Le développement des locations type « Airbnb » a rapidement donné lieu à un encadrement réglementaire avec notamment, dans certaines communes, la nécessité de demander une autorisation préalable du fait du changement d’usage – article L631-7 du Code de la construction et de l’habitation.
La sanction du non-respect de cette disposition est lourde (article L651-2 du CCH) :
« Toute personne qui enfreint les dispositions de l’article L. 631-7 ou qui ne se conforme pas aux conditions ou obligations imposées en application dudit article est condamnée à une amende civile dont le montant ne peut excéder 50 000 € par local irrégulièrement transformé.
(…)
Sur requête de la commune dans laquelle est situé le local irrégulièrement transformé ou de l’Agence nationale de l’habitat, le président du tribunal ordonne le retour à l’usage d’habitation du local transformé sans autorisation, dans un délai qu’il fixe. A l’expiration de celui-ci, il prononce une astreinte d’un montant maximal de 1 000 € par jour et par mètre carré utile du local irrégulièrement transformé. Le produit en est intégralement versé à la commune dans laquelle est situé le local irrégulièrement transformé.
Passé ce délai, l’administration peut procéder d’office, aux frais du contrevenant, à l’expulsion des occupants et à l’exécution des travaux nécessaires. »
Les condamnations fleurissent, les contestations des propriétaires quant à la validité de ces sanctions aussi.
L’objectif de « lutte contre la pénurie de logements destinés à la location » est un motif d’intérêt général au regard du droit interne
Les sanctions prévues par l’article L651-2 du CCH portent-elles atteinte notamment à la nécessité et à la proportionnalité des peines (articles 7 et 8 de la DDHC) et au droit de propriété (articles 2 et 17 de la DDHC) ?

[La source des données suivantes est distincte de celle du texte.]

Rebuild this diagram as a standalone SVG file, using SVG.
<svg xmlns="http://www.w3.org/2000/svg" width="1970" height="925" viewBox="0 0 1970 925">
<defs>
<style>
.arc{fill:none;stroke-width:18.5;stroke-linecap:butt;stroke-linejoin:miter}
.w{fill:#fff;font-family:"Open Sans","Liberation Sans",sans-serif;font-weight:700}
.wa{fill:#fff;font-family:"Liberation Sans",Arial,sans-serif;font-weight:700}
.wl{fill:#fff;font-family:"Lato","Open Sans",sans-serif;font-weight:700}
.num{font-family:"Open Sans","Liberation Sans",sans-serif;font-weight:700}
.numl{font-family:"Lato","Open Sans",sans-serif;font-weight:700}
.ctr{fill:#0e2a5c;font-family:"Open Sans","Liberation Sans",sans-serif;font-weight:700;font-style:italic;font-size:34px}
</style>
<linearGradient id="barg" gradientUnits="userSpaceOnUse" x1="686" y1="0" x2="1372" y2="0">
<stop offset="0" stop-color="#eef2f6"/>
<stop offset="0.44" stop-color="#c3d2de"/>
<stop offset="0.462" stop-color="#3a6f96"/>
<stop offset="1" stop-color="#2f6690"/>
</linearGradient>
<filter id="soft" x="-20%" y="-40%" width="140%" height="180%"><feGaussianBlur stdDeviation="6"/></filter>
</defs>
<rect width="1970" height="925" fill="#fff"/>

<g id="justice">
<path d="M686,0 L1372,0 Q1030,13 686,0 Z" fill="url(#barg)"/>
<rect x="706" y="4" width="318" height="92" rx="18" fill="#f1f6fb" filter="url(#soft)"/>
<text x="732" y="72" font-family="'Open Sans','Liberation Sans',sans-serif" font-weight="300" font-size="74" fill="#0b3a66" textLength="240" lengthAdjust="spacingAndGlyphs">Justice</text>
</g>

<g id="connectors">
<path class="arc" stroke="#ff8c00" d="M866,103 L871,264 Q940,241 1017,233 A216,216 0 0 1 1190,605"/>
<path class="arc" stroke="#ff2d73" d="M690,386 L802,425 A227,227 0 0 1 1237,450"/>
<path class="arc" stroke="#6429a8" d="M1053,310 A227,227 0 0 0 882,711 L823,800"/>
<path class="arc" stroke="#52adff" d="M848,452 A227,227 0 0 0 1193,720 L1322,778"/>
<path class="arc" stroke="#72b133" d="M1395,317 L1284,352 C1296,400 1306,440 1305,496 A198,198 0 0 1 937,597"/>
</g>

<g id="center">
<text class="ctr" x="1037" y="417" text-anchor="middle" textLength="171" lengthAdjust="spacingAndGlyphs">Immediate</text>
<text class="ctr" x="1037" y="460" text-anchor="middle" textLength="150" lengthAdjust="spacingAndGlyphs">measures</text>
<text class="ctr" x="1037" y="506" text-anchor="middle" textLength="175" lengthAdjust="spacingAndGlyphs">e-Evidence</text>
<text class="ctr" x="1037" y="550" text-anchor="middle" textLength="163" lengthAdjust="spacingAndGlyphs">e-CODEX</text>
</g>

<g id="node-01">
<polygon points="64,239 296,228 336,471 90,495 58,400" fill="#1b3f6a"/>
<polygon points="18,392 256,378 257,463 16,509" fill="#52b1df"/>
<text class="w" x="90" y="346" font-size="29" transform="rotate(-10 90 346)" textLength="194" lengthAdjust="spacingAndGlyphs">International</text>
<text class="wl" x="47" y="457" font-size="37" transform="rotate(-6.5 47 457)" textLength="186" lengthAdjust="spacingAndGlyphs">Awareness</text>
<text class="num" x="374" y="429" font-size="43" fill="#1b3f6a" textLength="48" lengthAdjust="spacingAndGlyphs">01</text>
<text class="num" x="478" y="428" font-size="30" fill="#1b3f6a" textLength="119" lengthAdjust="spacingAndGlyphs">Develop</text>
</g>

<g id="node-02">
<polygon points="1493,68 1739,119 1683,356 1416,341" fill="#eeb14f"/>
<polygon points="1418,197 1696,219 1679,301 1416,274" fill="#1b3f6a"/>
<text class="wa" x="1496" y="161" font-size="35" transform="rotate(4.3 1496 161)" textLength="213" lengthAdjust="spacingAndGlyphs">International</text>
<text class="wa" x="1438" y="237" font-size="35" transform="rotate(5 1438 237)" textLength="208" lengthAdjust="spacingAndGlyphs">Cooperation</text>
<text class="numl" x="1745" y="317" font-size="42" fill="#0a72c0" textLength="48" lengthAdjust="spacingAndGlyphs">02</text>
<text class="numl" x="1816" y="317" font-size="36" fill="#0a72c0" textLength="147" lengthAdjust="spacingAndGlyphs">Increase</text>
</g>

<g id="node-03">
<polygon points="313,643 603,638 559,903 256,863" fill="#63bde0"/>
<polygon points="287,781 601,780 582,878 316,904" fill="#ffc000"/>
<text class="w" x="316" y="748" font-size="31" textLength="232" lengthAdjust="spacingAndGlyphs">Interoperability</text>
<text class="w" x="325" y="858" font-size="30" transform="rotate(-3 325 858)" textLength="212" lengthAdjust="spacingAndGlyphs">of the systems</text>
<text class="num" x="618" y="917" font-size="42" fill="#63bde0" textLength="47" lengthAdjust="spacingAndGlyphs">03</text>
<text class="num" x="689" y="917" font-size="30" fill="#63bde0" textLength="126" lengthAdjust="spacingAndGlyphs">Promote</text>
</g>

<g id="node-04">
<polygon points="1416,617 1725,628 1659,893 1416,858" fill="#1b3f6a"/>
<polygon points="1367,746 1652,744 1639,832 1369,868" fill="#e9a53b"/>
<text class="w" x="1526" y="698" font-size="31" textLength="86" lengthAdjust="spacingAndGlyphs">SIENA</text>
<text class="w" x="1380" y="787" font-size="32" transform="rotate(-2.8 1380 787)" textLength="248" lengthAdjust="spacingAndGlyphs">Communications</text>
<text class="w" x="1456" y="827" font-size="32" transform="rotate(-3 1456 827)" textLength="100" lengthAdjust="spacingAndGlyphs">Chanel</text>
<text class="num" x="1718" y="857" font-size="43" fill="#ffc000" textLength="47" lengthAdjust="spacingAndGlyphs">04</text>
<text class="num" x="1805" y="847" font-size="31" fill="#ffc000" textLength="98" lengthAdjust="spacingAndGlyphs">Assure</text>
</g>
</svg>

Non, selon le la Cour de cassation qui, le 5 juillet 2018 (n° 18-40014), a refusé de renvoyer cette question prioritaire de constitutionnalité au Conseil constitutionnel, aux motifs que :
- l’amende encourue constitue une sanction ayant le caractère d’une punition de sorte qu’il n’y a pas atteinte au droit de propriété ;
- l’amende est en lien direct avec l’agissement et ne paraît pas manifestement disproportionnée au regard de celui-ci et de l’objectif de lutte contre la pénurie de logements destinés à la location dans certaines zones du territoire national, lequel constitue un motif d’intérêt général ;
- l’astreinte susceptible d’assortir l’injonction de retour à l’habitation du local transformé sans autorisation n’est pas susceptible de porter une atteinte disproportionnée au droit de propriété.
… mais ne le serait peut-être pas au regard du droit communautaire ?

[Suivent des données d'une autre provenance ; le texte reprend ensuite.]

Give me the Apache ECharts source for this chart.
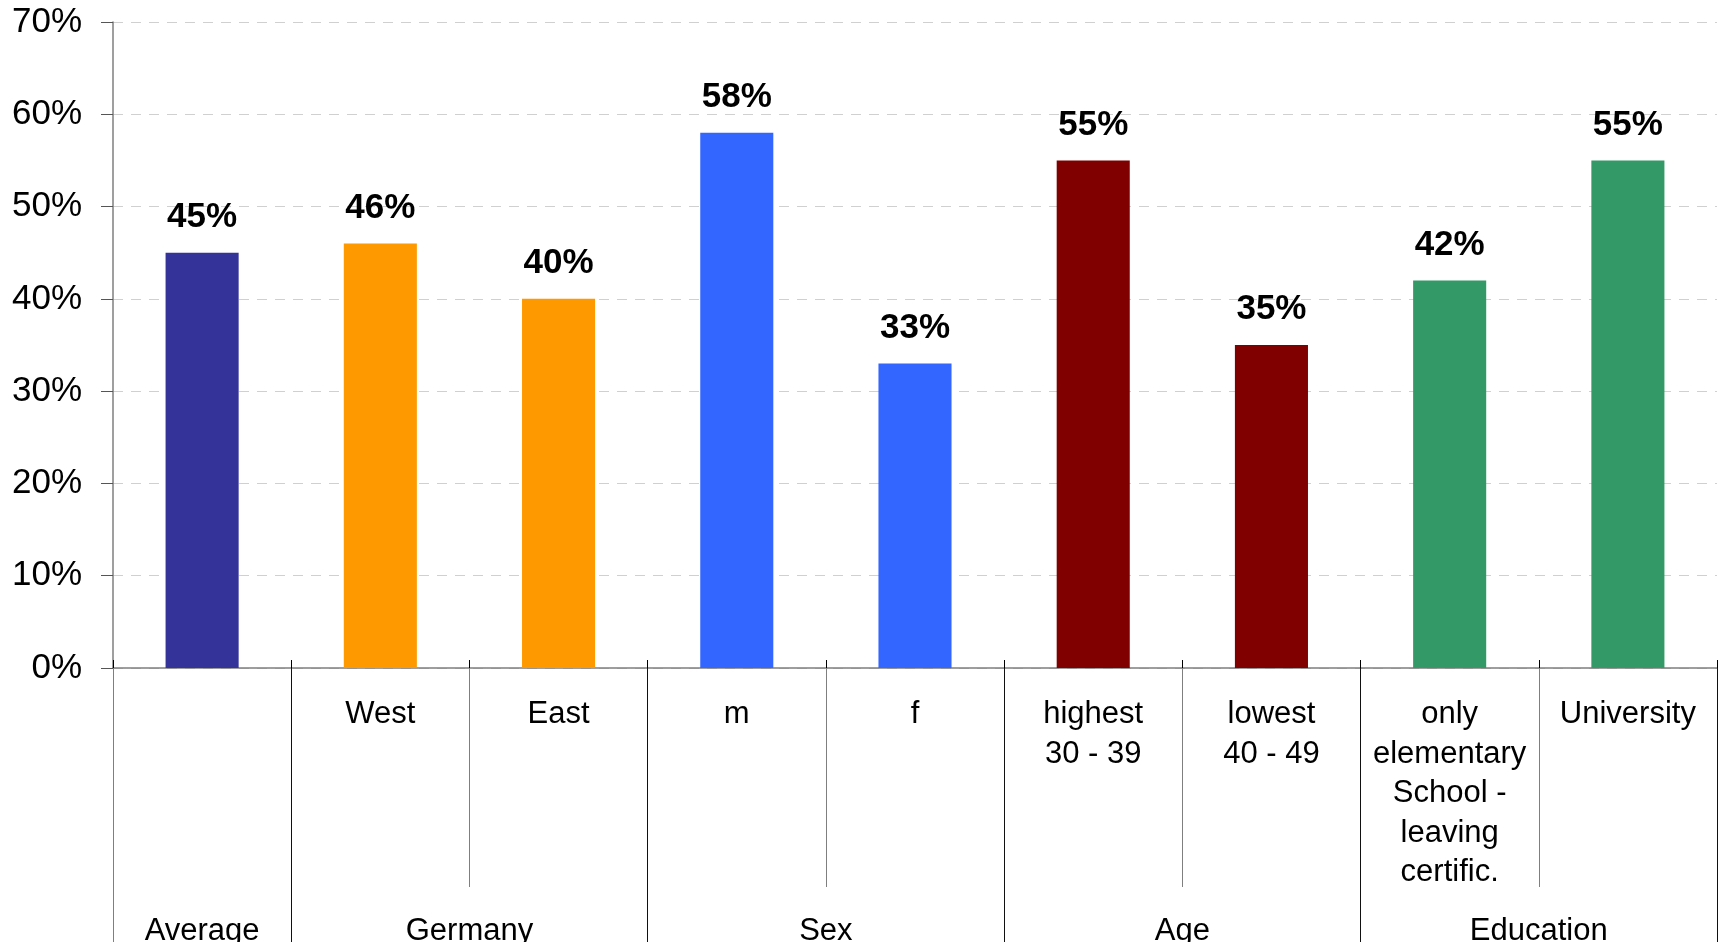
<!DOCTYPE html>
<html>
<head>
<meta charset="utf-8">
<script src="https://cdn.jsdelivr.net/npm/echarts@6/dist/echarts.min.js"></script>
<style>
  html, body { margin: 0; padding: 0; background: #fff; }
  #chart { width: 1720px; height: 942px; }
</style>
</head>
<body>
<div id="chart"></div>
<script>
// Sub-categories (first level of the x axis) and their values in percent
const categories = ['', 'West', 'East', 'm', 'f', 'highest\n30 - 39', 'lowest\n40 - 49',
  'only\nelementary\nSchool -\nleaving\ncertific.', 'University'];
const values = [45, 46, 40, 58, 33, 55, 35, 42, 55];

// Groups (second level of the x axis): name, number of sub-categories, bar colour
const groupNames = ['Average', 'Germany', 'Sex', 'Age', 'Education'];
const groupSizes = [1, 2, 2, 2, 2];
const groupColors = ['#333399', '#FF9900', '#3366FF', '#800000', '#339966'];

// Percent ticks of the value axis
const yTicks = [0, 10, 20, 30, 40, 50, 60, 70];

const FONT = "'Liberation Sans', Arial, Helvetica, sans-serif";

// Group boundaries and centres in category units
const groupStarts = [];
let acc = 0;
groupSizes.forEach(s => { groupStarts.push(acc); acc += s; });
const total = acc;
const groupBounds = groupStarts.slice(1).concat([total]);      // 1,3,5,7,9
const groupCentres = groupStarts.map((s, i) => s + groupSizes[i] / 2);
const innerBounds = [];
groupStarts.forEach((s, i) => {
  for (let k = 1; k < groupSizes[i]; k++) innerBounds.push(s + k);
});

// Bar colour for each sub-category from its group
const barColors = [];
groupSizes.forEach((s, i) => { for (let k = 0; k < s; k++) barColors.push(groupColors[i]); });

const barData = values.map((v, i) => ({ value: v, itemStyle: { color: barColors[i] } }));

const chart = echarts.init(document.getElementById('chart'), null, { renderer: 'canvas' });

const sepAxis = (vals, len, color, extra) => Object.assign({
  type: 'value', gridIndex: 0, position: 'bottom', offset: 0,
  min: 0, max: total,
  axisLine: { show: false },
  splitLine: { show: false },
  axisTick: { show: true, customValues: vals, length: len, lineStyle: { color: color, width: 1 } },
  axisLabel: { show: false }
}, extra || {});

chart.setOption({
  animation: false,
  backgroundColor: '#ffffff',
  grid: { left: 113, right: 3, top: 22, bottom: 274, containLabel: false, outerBoundsMode: 'none' },
  xAxis: [
    {
      type: 'category',
      data: categories,
      position: 'bottom',
      boundaryGap: true,
      axisLine: { show: true, lineStyle: { color: '#7f7f7f', width: 1.5 } },
      axisTick: { show: true, inside: true, length: 8, interval: 0, lineStyle: { color: '#000', width: 1 } },
      axisLabel: {
        show: true, interval: 0, margin: 27,
        fontFamily: FONT, fontSize: 31, color: '#000', lineHeight: 39.5, align: 'center'
      },
      splitLine: { show: false }
    },
    // inner separators between sub-categories of a group
    sepAxis(innerBounds, 219, '#7f7f7f'),
    // separators between groups, with group names
    sepAxis(groupBounds, 290, '#111', {
      axisLabel: {
        show: true, customValues: groupCentres, margin: 244,
        fontFamily: FONT, fontSize: 31, color: '#000', lineHeight: 39,
        formatter: function (val) {
          const idx = groupCentres.findIndex(c => Math.abs(c - val) < 1e-6);
          return idx >= 0 ? groupNames[idx] : '';
        }
      }
    }),
    // extension of the value axis down to the bottom edge
    sepAxis([0], 290, '#7f7f7f')
  ],
  yAxis: {
    type: 'value',
    min: yTicks[0],
    max: yTicks[yTicks.length - 1],
    interval: 10,
    axisLine: { show: true, lineStyle: { color: '#7f7f7f', width: 1.5 } },
    axisTick: { show: true, length: 12, lineStyle: { color: '#555' } },
    axisLabel: {
      margin: 31, fontFamily: FONT, fontSize: 35, color: '#000',
      formatter: '{value}%'
    },
    splitLine: { show: true, lineStyle: { color: '#d0d0d0', type: [10, 8], width: 1.2 } }
  },
  series: [{
    type: 'bar',
    xAxisIndex: 0,
    data: barData,
    barWidth: '41%',
    label: {
      show: true, position: 'top', distance: 18,
      formatter: '{c}%',
      fontFamily: FONT, fontSize: 35, fontWeight: 'bold', color: '#000'
    }
  }]
});
</script>
</body>
</html>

Ici, le propriétaire a contesté sa condamnation en invoquant la non-conformité à la directive « services ».
La Cour de cassation (15 Novembre 2018, n° 17-26156) n’a pas voulu se prononcer et renvoie à la CJUE diverses questions préjudicielles résumées ainsi :
- les locations de courtes durées entrent-elles dans le champ d’application de la directive ?

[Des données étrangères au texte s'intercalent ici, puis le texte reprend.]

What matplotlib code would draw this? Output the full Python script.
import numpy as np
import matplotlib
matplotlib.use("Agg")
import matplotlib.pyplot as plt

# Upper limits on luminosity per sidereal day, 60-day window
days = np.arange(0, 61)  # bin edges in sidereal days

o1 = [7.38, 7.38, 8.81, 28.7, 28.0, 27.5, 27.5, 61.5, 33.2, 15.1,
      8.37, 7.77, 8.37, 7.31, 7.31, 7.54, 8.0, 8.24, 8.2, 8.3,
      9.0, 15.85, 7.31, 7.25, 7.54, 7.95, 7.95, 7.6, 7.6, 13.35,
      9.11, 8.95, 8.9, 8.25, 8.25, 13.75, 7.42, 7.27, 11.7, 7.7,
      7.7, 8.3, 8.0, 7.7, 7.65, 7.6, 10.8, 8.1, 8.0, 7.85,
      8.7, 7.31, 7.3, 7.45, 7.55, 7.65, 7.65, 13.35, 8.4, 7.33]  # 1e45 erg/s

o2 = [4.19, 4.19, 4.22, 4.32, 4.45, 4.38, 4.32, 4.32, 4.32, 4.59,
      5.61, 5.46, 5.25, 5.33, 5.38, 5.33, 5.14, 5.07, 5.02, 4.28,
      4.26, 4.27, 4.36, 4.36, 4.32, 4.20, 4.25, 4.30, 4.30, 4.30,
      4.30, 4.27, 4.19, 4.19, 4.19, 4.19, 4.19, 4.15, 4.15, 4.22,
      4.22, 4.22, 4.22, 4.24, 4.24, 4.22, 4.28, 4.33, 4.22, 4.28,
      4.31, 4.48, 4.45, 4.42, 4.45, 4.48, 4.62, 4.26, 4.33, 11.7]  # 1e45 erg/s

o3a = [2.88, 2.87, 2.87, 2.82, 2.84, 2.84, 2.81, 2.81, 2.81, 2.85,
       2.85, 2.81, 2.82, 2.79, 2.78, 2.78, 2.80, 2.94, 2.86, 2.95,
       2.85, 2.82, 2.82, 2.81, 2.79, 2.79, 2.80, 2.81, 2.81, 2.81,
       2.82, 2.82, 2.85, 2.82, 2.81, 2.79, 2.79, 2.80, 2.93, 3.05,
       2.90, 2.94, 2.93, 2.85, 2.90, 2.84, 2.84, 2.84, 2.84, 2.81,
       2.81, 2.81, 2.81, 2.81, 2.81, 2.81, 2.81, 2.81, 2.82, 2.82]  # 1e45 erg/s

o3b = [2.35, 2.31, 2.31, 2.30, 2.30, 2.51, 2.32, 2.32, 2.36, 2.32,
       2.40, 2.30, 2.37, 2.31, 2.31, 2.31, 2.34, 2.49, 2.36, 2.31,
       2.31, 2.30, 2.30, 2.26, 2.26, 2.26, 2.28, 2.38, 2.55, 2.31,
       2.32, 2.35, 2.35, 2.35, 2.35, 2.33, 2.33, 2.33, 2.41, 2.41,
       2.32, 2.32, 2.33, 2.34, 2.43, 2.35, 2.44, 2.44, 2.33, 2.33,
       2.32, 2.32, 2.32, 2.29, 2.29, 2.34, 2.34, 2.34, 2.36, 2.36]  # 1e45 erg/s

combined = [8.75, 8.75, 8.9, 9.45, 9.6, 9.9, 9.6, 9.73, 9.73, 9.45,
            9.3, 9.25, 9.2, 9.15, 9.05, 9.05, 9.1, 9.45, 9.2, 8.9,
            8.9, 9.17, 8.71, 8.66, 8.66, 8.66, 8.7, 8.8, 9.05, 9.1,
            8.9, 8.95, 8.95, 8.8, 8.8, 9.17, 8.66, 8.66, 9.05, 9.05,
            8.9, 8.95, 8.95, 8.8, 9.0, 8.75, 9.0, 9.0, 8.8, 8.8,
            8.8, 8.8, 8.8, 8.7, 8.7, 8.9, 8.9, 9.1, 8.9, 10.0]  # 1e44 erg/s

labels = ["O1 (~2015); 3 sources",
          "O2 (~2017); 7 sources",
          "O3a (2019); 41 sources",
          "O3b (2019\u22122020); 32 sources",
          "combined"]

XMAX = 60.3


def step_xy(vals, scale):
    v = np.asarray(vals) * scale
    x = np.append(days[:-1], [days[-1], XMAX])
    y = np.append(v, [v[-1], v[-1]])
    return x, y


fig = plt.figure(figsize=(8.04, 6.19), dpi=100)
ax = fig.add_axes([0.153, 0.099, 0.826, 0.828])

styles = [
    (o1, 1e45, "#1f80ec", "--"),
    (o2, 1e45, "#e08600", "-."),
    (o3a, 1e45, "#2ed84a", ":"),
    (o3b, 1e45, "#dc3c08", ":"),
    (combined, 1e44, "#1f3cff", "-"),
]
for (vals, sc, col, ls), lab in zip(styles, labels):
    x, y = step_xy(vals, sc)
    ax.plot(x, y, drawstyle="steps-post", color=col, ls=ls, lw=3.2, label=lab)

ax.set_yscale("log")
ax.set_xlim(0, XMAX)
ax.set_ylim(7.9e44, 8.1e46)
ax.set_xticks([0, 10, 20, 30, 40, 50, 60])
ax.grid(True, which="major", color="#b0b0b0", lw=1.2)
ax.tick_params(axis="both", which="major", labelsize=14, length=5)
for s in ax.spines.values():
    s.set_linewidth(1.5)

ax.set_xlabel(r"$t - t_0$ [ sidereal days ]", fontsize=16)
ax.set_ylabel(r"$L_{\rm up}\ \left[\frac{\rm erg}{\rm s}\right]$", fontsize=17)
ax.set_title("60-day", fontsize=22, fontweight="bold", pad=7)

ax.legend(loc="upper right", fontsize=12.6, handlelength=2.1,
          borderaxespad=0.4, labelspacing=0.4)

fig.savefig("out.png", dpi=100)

- si oui, l’objectif tenant à la lutte contre la pénurie de logements destinés à la location constitue-elle une raison impérieuse d’intérêt général permettant de justifier cette mesure nationale d’autorisation préalable ?
- le cas échéant, cette mesure est-elle proportionnée à l’objectif poursuivi ?
C’est à suivre, mais en attendant, les sanctions subsistent.